E' comprensibile, con un po' di buona
volontà, la scelta fisiologica di porre al centro della narrazione
il rapporto tra l'anarchico quieto e saggio e il dirigente l'Ufficio
Politico rigoroso e bene educato, la specie di reciproco rispetto che
li caratterizza; molto più opinabile è quella di operare
gradualmente una sorta di santificazione di Calabresi, un'umanità
cui Mastandrea aggiunge del suo, volente o meno. Che fosse dentro o
fuori dalla stanza da cui Pinelli precipita è lui il responsabile
della sua morte. Giordana lo mette fuori seguendo una verità
giudiziaria consolidata, perdendo l'occasione per rimettere in
discussione la sentenza D'Ambrosio che conia la spiegazione del
“malore attivo”, il fermato che aspettava in anticamera mise a
verbale di non averlo mai visto uscire. Allo stesso modo assumere per
verosimile la teoria della doppia bomba lascia stupefatti. Così come
fragile è quella che vuole Calabresi protagonista di una personale
inchiesta parallela sul fronte dell'intreccio tra Servizi, eversione
nera, gerarchie militari. Di Aldo Moro ci viene rimandata una figura
fin troppo lacerata e ieratica. Di quanto giornalisti democratici e
attivisti della sinistra abbiano lavorato per smontare la pista
anarchica si vede poco. Come si vede poco Milano, poco del coraggio e
della dignità che i cittadini misero in piazza. Gli autori hanno
provato a restituire l'atmosfera di angoscia e di tensione che
gravava sull'Italia di quegli anni, a lasciar intravedere il fantasma
delle forze occulte, ma non hanno saputo o voluto dire chi ha deposto
la bomba sotto il tavolo della banca e chi ha spinto Pinelli dalla
finestra del quarto piano. Noi, dicevo, non abbiamo questo problema.

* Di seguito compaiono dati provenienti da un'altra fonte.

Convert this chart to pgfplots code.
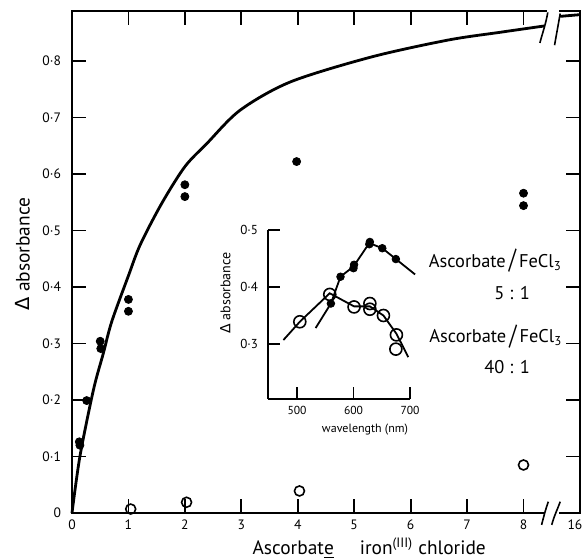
\documentclass[border=0pt]{standalone}
\usepackage{fontspec}
\setmainfont{PT Sans}
\newfontfamily\dejavu{DejaVu Sans}
\usepackage{graphicx}
\usepackage{pgfplots}
\pgfplotsset{compat=1.18}
\newcommand{\tallslash}{\,\raisebox{-0.15ex}{\scalebox{1.1}[1.5]{/}}\,}
\begin{document}
\begin{tikzpicture}
\useasboundingbox (-36pt,-22pt) rectangle (255.5pt,256.5pt);
% main plot
\begin{axis}[
    at={(0,0)}, anchor=south west,
    x=28.22pt, y=282.5pt,
    xmin=0, xmax=9, ymin=0, ymax=0.888,
    axis line style={line width=0.9pt},
    tick style={line width=0.9pt, black},
    tick align=inside,
    major tick length=7pt,
    xtick={0,1,2,3,4,5,6,7,8,9},
    xticklabels={0,1,2,3,4,5,6,7,8,\hspace*{-5pt}16},
    ytick={0,0.1,0.2,0.3,0.4,0.5,0.6,0.7,0.8},
    yticklabels={0,0·1,0·2,0·3,0·4,0·5,0·6,0·7,0·8},
    ticklabel style={font=\fontsize{6.8}{8}\selectfont},
    yticklabel style={xshift=-2pt},
    clip=false,
]
% fitted curve, two pieces either side of the axis break
\addplot[black, line width=1.4pt, smooth, no marks] coordinates {
    (0,0) (0.14,0.1) (0.38,0.218) (0.556,0.283) (0.705,0.339)
    (1.0,0.42) (1.21,0.475) (1.59,0.548) (2.0,0.613) (2.39,0.654)
    (2.98,0.713) (3.87,0.763) (5.3,0.807) (6.66,0.837) (7.6,0.851)
    (8.37,0.862)
};
\addplot[black, line width=1.4pt, no marks] coordinates {
    (8.65,0.879) (9,0.882)
};
% 5:1 series
\addplot[only marks, mark=*, mark size=2pt, black] coordinates {
    (0.13,0.126) (0.14,0.120) (0.26,0.199) (0.50,0.304) (0.51,0.291)
    (1.0,0.378) (1.0,0.357) (2.0,0.581) (2.0,0.560) (3.98,0.622)
    (8.0,0.566) (8.0,0.544)
};
% 40:1 series
\addplot[only marks, mark=o, mark size=2.5pt, black, line width=0.8pt] coordinates {
    (1.04,0.007) (2.03,0.019) (4.03,0.039) (8.0,0.085)
};
% axis breaks
\fill[white] (axis cs:8.36,-0.004) rectangle (axis cs:8.62,0.004);
\fill[white] (axis cs:8.42,0.884) rectangle (axis cs:8.62,0.892);
\draw[line width=0.8pt] (axis cs:8.32,-0.021) to[out=75,in=-110] (axis cs:8.44,0.020);
\draw[line width=0.8pt] (axis cs:8.50,-0.021) to[out=75,in=-110] (axis cs:8.65,0.020);
\draw[line width=0.8pt] (axis cs:8.29,0.832) to[out=75,in=-100] (axis cs:8.43,0.886);
\draw[line width=0.8pt] (axis cs:8.55,0.828) to[out=80,in=-100] (axis cs:8.65,0.884);
% labels
\node[rotate=90, font=\fontsize{9.7}{11}\selectfont] at (axis description cs:-0.097,0.516)
    {{\dejavu Δ} absorbance};
\node[font=\fontsize{9.7}{11}\selectfont] at (axis description cs:0.585,-0.07)
    {Ascorbat\underline{e}\hspace{13pt}iron\textsuperscript{(III)} chloride};
\node[font=\fontsize{9.2}{10}\selectfont] at (axis cs:7.50,0.446) {Ascorbate\tallslash FeCl\textsubscript{3}};
\node[font=\fontsize{9.2}{10}\selectfont] at (axis cs:7.80,0.389) {5 : 1};
\node[font=\fontsize{9.2}{10}\selectfont] at (axis cs:7.51,0.313) {Ascorbate\tallslash FeCl\textsubscript{3}};
\node[font=\fontsize{9.2}{10}\selectfont] at (axis cs:7.71,0.258) {40 : 1};
\end{axis}
% inset: spectra
\begin{axis}[
    at={(98pt,57pt)}, anchor=south west,
    x=0.2825pt, y=285pt,
    xmin=448.7, xmax=700, ymin=0.2035, ymax=0.5,
    axis x line*=bottom, axis y line*=left,
    axis line style={-, line width=0.9pt},
    tick style={line width=0.9pt, black},
    tick align=inside,
    major tick length=6pt,
    xtick={500,600,700}, xticklabels={500,600,700},
    ytick={0.3,0.4,0.5}, yticklabels={0·3,0·4,0·5},
    xticklabel style={font=\fontsize{5.8}{7}\selectfont},
    yticklabel style={font=\fontsize{6.5}{8}\selectfont, xshift=-1.5pt},
    clip=false,
]
\addplot[black, line width=0.9pt, no marks] coordinates {
    (533,0.328) (560,0.371) (577,0.418) (600,0.436) (628,0.477)
    (651,0.468) (675,0.449) (709,0.422)
};
\addplot[only marks, mark=*, mark size=1.9pt, black] coordinates {
    (560,0.371) (577,0.418) (600,0.433) (601,0.439) (628,0.475)
    (629,0.479) (651,0.468) (675,0.449)
};
\addplot[black, line width=0.9pt, no marks] coordinates {
    (476,0.307) (505,0.339) (558,0.389) (601,0.366) (629,0.366)
    (653,0.350) (676,0.318) (697,0.277)
};
\addplot[only marks, mark=o, mark size=3pt, black, line width=0.8pt,
    mark options={fill=white}] coordinates {
    (505,0.339) (558,0.387) (601,0.365) (629,0.371) (629,0.361)
    (653,0.350) (676,0.316) (675,0.291)
};
\node[rotate=90, font=\fontsize{7}{8}\selectfont] at (axis description cs:-0.30,0.627)
    {{\dejavu Δ} absorbance};
\node[font=\fontsize{6}{7}\selectfont] at (axis description cs:0.683,-0.178)
    {wavelength (nm)};
\end{axis}
\end{tikzpicture}
\end{document}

Lo spettatore ventenne forse sì. Può essere che non gli basti il
Romanzo, che la “buona strada per capire” offerta in alternativa
alla ricostruzione giudiziaria non sia affatto chiara. Si prova
disagio di fronte a una via d'uscita a interrogativi che restano
senza risposta strutturata in una sorta di finale bipartisan, sempre
tanto di moda. E' questo il problema, se ce n'è uno. Una nuova
declinazione del doppio: doppi estremismi, doppi Servizi, doppie
bombe, doppi taxi, due di tutto. Fino da quando, all'inizio, un
giornalista de L'Unità dice a Calabresi che tutte e due le
parti stanno perdendo il controllo. Tutte e due. Una stagione di
lotte spezzata dai poteri occulti intrecciati tra le due sponde
dell'Atlantico, una spinta di rinnovamento paralizzata sul nascere?
Non è stato così, non c'è stata nessuna paralisi, i processi di
rinnovamento non si sono arrestati. Il Potere è uno solo, ieri come
oggi, anche se si ridefinisce continuamente nella sua composizione e
le lotte vivono di cicli che non si riproducono mai in forma uguale.
Di questo film tra qualche settimana non si parlerà più, anche se
ci si può aspettare che qualcun altro possa trarre profitto
commerciale da quel passato. Del Potere che si sta appropriando del
futuro dei giovani spettatori, invece, si parlerà ancora.